With the end of Windows 7 support occurring in January of 2020, Microsoft is targeting to have this new service online for production use in the second half of 2019. If you do migrate to this service to virtualize Windows 7, the company will provide ‘free’ extended security updates for that version of Windows to help ease the migration challenges as you move to Windows 10 and a virtualized environment. Of course, you will be paying for the desktop service, so those updates are not free, but this is an easier way to prolong moving away from that OS for those who are behind on their migrations.

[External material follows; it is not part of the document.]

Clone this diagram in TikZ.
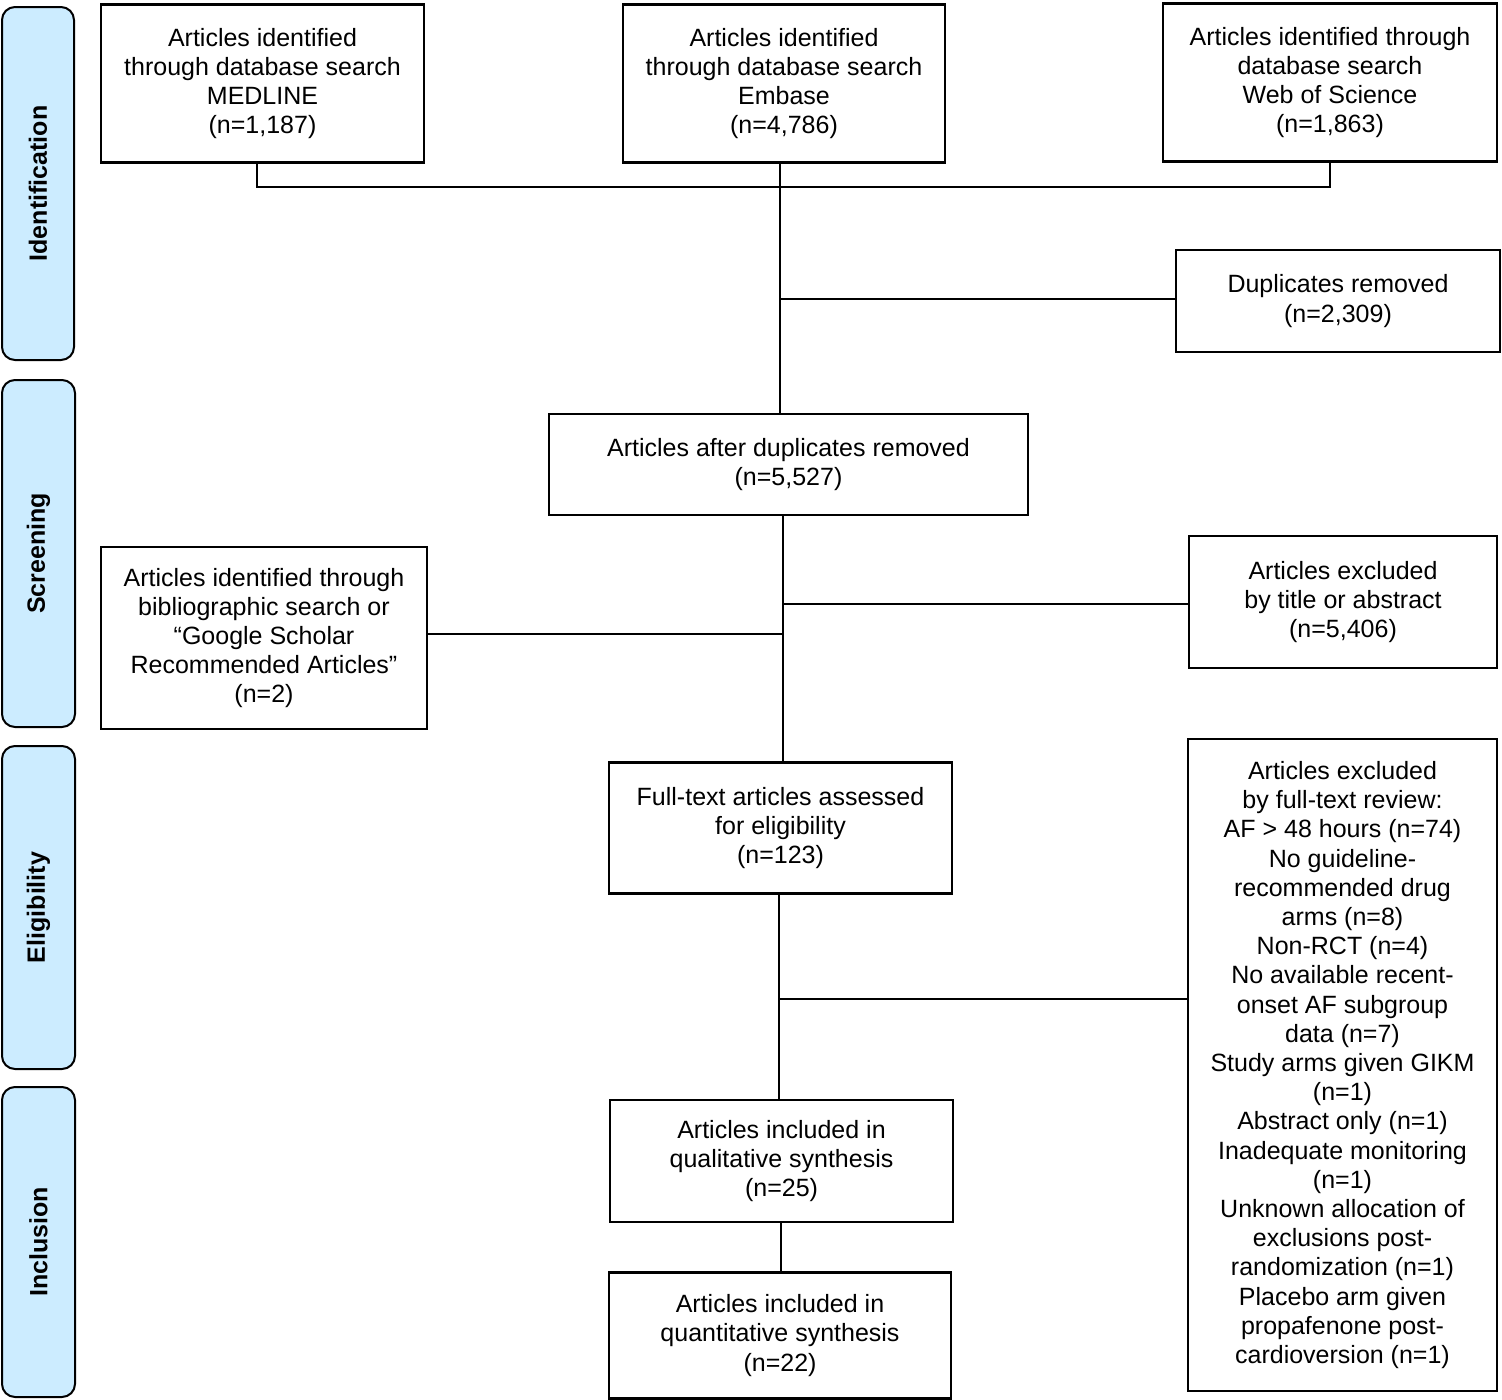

As with nearly every other Microsoft offering, the company’s partners like Citrix and a few others will be offering this service with additional value-added options as well. One item worth pointing out is that Microsoft is bringing this service to Samsung Dex: this is Samsung’s Android desktop experience when you plug a phone into a larger display.

Microsoft said in a conversation related to this announcement that the Dex experience will allow users of that platform to stream applications and desktop experiences natively to the hardware. Samsung’s Knox security suite has become popular in some segments and with this addition, Dex can offer a complete solution from Windows to mobile, in a single form-factor.

To get started with the virtualized service, you will need an Azure subscription (there are other options as well, listed below) and then select the type of virtual machines and storage you want to suit your environment. Using Reserved Instances, you can also optimize your multi-session Windows 10 usage to help keep the cost down as well.

Additionally, Microsoft says that for customers accessing the Windows 10/Windows 7 desktops and apps, there will be no additional fee if you’re an existing Microsoft 365 F1/E3/E5, Windows 10 Enterprise E3/E5 or Windows VDA, customers. For Windows Server desktops and apps, there is no additional cost if you’re an existing Microsoft Remote Desktop Services (RDS) Client Access License (CAL) customer.

Microsoft’s Windows Virtual Desktop service has been a project that reaches all the way back to Bill Gates’ vision of the future of computing. This is not something that Microsoft has spun-up overnight and has been the results of a significant investment by the company and years of hard work.

With the platform nearly ready for launch, you can start testing the service today to see if Microsoft’s vision of the future of desktop computing aligns with your business needs.